The real question is how much precision do you
really need in the home "lab"? How often have
you needed to use your DMM with how many
*accurate* significant digits? 100 minus some
*very* small percent of the time, 2 significant
digits is all you need. Do you _really_ care
if your 5.055 volt reading is really 5.06 or 5.04?



Oh hell yes, I want to puff out my chest like everyone
else and think I have *accurate* equipment.

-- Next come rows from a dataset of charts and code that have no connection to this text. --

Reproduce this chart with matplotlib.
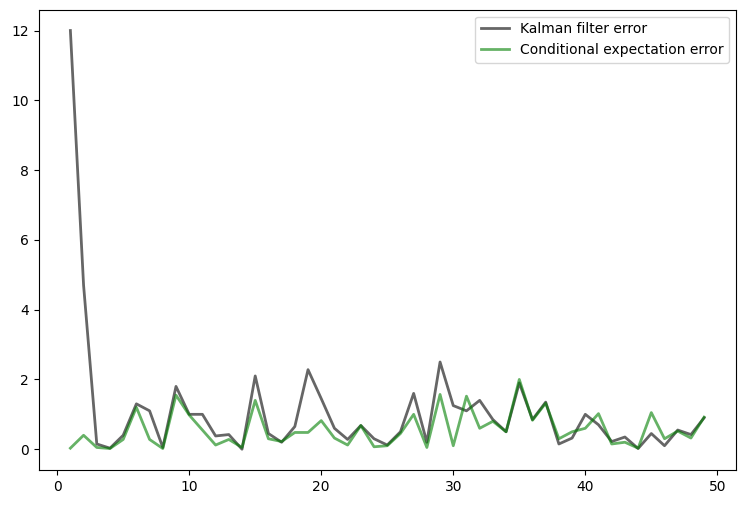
import numpy as np
import matplotlib
matplotlib.use("Agg")
import matplotlib.pyplot as plt

t = np.arange(1, 50)

kalman_err = [12.0, 4.7, 0.15, 0.03, 0.4, 1.3, 1.1, 0.05, 1.8, 1.0,
              1.0, 0.38, 0.42, 0.0, 2.1, 0.45, 0.2, 0.65, 2.28, 1.45,
              0.6, 0.28, 0.68, 0.3, 0.12, 0.5, 1.6, 0.2, 2.5, 1.25,
              1.1, 1.4, 0.85, 0.5, 1.9, 0.85, 1.35, 0.15, 0.32, 1.0,
              0.7, 0.22, 0.35, 0.02, 0.45, 0.1, 0.55, 0.42, 0.9]

cond_err = [0.03, 0.4, 0.05, 0.02, 0.28, 1.2, 0.28, 0.02, 1.55, 0.98,
            0.55, 0.12, 0.28, 0.05, 1.4, 0.3, 0.22, 0.48, 0.48, 0.82,
            0.32, 0.12, 0.68, 0.07, 0.1, 0.45, 1.0, 0.05, 1.57, 0.1,
            1.52, 0.6, 0.8, 0.5, 2.0, 0.83, 1.32, 0.3, 0.5, 0.6,
            1.02, 0.15, 0.2, 0.03, 1.05, 0.3, 0.52, 0.32, 0.92]

fig, ax = plt.subplots(figsize=(7.44, 5.05), dpi=100)
ax.plot(t, kalman_err, 'k-', lw=2, alpha=0.6, label='Kalman filter error')
ax.plot(t, cond_err, 'g-', lw=2, alpha=0.6, label='Conditional expectation error')
ax.legend()
fig.subplots_adjust(left=0.052, right=0.989, top=0.981, bottom=0.069)
fig.savefig("out.png", dpi=100)
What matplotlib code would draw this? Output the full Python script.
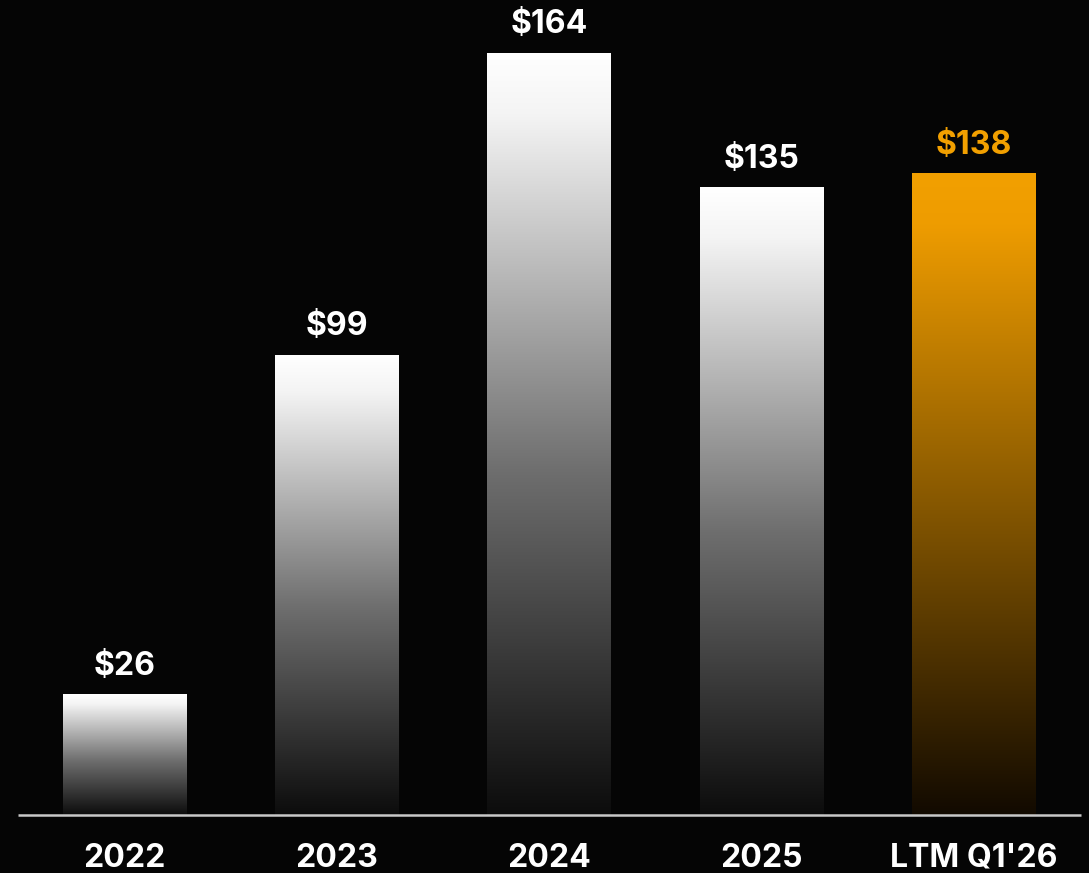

But I'm curious as to what home circuits need meters
that can read voltage accurately to 3 decimal places?
2 decimal places? The question for current measurement:
in what home brew circuit design/troubleshooting do you
need accuracy below the tens of mA digit ? *Need*, not



You surely didn't mean tens of _mA_, did you? I build stuff with PICs as
you know, and some of it is designed to run on batteries and needs to go for
long periods of time unattended. The current draw for a 12F683 running at
31kHz is 11uA, sleep current is 50nA. If I could only measure current to
"tens of mA", I'd never know if the PIC was setup right for low current draw
and I certainly couldn't have any idea of expected battery life. I wouldn't
even know if it was sleeping until it ate thru some batteries in a few days
instead of six or eight months. I think I have a need to measure fractions
of a uA.


*want*. Do you even trust your DMM on an amps setting
for those measurements, or do you measure the current
indirectly? How about ohms? Would you trust any
DMM, regardless of who calibrated it, to measure
down in the miliohm numbers?

To me, the design of the circuit being mesured has
to take care of all of that crap. If it is so
poorly designed that a 10 mV departure from nominal
(that is missed by my innaccurate meter) will keep
it from working, that suggests other problems.
Yes, the home "lab" person wants extreme accuracy
to as many decimal places as he can get. But when does
he ever really need it?



When he needs it he needs it, what can I say? Do I really "need" a new DSO?
Well I've managed to get by all this time without one, so maybe you think I
don't really "need" one. I see it like this though, I don't get allot of
time to tinker anymore. I'd like to spend it more productively. Instead of
fumbling around and trying to devise silly methods to make my existing
equipment do something it wasn't designed to (like going off on a tangent to
build a PIC circuit that will trigger my scope early so I can try to see
some pre-trigger history).


None of this is to argue against having the best
instrumentation you can afford, or references to
check it against, or paying for calibration and so



I don't know if I really agree with that. ;-)


forth. But for myself, I need a dose of reality
from time to time when I start drooling over some
accuracy specs that I will never need at home. My
bet is that most of us are seduced by that same muse.

Ed




Here is a good "trick" to measure low currents with your DVM.
Make a switchable shunt box with (at least) the following full scale
ranges: 200nA (shunt resistor 1.11 megs), 2uA (shunt resistor 101K),
20uA (shunt resistor 10.0K), 200uA (shunt resistor 1.00K).
Put a twisted pair of leads (red, black) with banana plugs (red,
black) running out of the box via a small grommet, to plug into your DVM
set to the 200mV scale; a pair of (red, black) banana jacks with 0.75
"spacing is mounted on the box for your test leads.
Hint: add to the legend the parallel resistance of the system
(200nA/1M, 2uA/100K, etc) as a reminder of the resistance of this
current meter scheme.
Added hint: the 200MV scale is good for 20nA full scale, just
remember the meter resistance is 10 megs.